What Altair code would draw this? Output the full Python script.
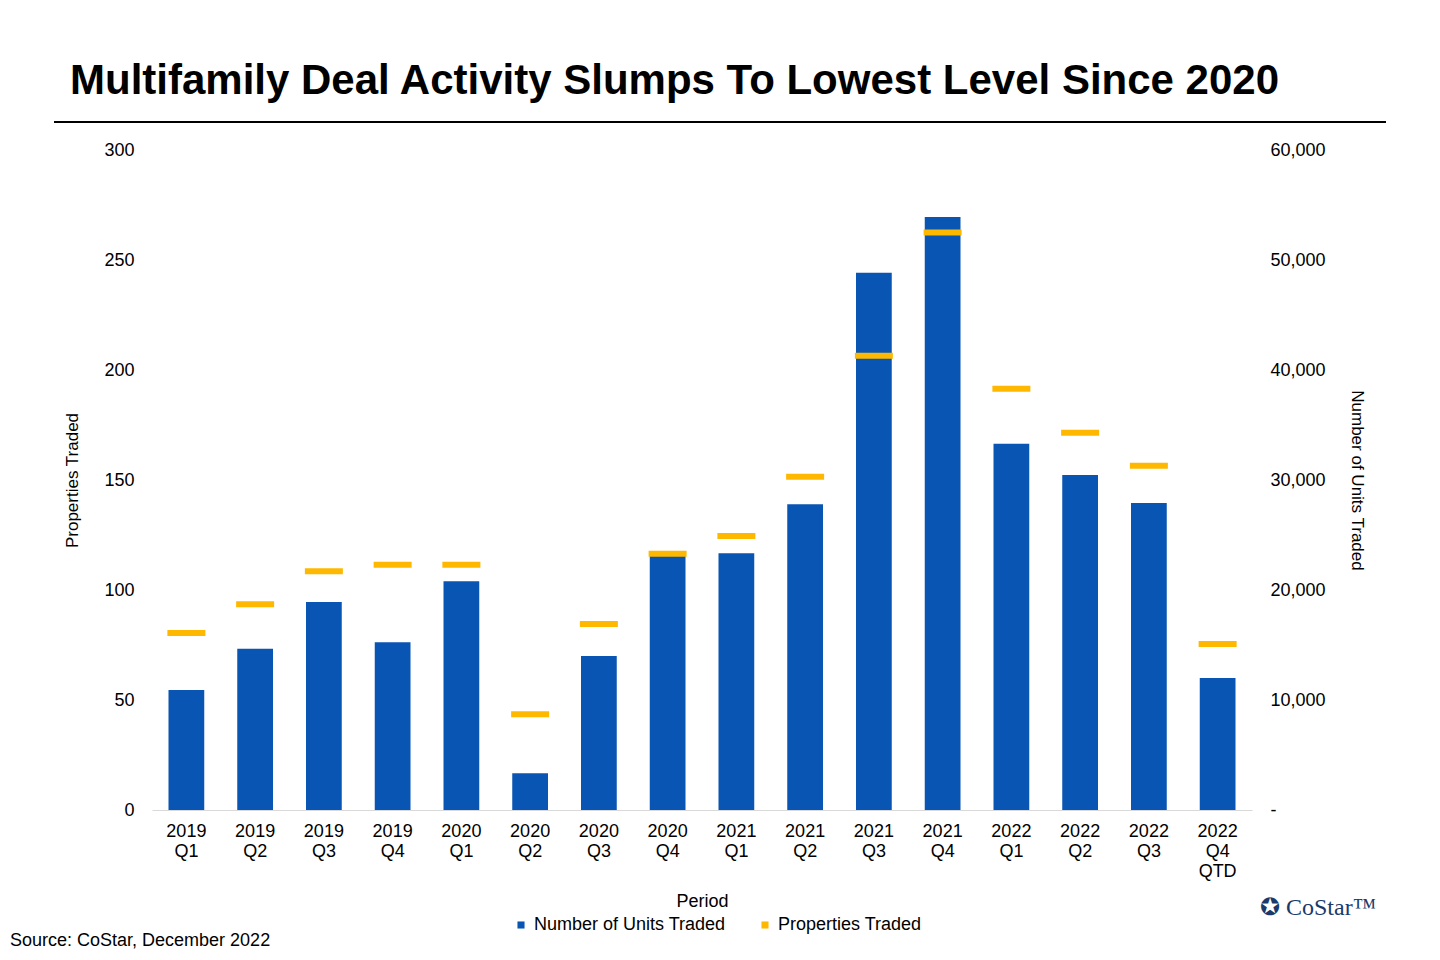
- - -
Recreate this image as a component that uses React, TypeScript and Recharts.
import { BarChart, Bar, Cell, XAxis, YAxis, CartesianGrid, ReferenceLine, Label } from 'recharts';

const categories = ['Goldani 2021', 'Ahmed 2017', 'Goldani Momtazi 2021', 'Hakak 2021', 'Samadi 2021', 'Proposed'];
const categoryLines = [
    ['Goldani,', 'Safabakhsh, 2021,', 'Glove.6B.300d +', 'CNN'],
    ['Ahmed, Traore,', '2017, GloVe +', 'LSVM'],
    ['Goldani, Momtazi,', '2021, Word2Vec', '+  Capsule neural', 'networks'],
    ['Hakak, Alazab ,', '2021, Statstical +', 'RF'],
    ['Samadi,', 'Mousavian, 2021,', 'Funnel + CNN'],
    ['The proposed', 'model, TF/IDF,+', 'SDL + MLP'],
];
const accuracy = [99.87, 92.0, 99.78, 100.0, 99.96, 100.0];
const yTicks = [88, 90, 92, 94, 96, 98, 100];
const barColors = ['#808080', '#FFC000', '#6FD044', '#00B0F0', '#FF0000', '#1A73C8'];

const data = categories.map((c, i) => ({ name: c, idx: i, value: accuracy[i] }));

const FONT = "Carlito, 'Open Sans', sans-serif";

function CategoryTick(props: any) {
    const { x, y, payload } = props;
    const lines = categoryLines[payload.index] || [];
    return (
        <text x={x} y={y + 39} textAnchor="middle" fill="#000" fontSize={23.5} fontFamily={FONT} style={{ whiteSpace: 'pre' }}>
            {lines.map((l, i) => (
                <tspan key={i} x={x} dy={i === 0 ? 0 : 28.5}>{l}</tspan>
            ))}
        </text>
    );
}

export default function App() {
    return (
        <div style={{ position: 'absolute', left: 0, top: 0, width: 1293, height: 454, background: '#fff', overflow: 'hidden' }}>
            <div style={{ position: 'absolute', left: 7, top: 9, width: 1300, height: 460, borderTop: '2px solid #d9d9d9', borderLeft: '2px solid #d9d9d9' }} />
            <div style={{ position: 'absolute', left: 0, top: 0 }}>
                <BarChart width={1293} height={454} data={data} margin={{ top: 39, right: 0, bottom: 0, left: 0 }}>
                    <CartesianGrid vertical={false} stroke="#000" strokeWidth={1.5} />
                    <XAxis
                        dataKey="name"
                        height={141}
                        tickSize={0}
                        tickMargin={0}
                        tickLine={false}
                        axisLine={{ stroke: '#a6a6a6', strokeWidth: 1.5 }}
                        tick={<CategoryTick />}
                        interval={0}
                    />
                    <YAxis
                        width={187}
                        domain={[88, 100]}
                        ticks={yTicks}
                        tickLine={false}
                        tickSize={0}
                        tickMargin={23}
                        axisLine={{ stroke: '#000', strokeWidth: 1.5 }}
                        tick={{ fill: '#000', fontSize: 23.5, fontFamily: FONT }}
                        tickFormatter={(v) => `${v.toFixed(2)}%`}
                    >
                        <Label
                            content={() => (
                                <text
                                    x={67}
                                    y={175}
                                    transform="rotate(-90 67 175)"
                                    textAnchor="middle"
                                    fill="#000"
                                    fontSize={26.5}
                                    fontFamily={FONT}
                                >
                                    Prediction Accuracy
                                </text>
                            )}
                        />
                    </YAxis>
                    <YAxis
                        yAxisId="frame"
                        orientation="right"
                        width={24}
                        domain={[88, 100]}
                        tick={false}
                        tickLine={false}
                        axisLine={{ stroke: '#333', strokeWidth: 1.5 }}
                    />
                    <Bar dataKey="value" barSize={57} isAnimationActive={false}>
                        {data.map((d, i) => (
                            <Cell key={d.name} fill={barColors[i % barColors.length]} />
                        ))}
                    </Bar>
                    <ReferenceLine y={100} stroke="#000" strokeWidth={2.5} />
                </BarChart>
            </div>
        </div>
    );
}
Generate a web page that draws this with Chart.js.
- - -
#### Instruction
The first line to be transcribed is the one containing "Recreate this image", and the last is the one containing "CartesianGrid, ReferenceLine, Label". Transcribe exactly those lines and nothing else.

#### Exercise response
Recreate this image as a component that uses React, TypeScript and Recharts.
import { BarChart, Bar, Cell, XAxis, YAxis, CartesianGrid, ReferenceLine, Label } from 'recharts';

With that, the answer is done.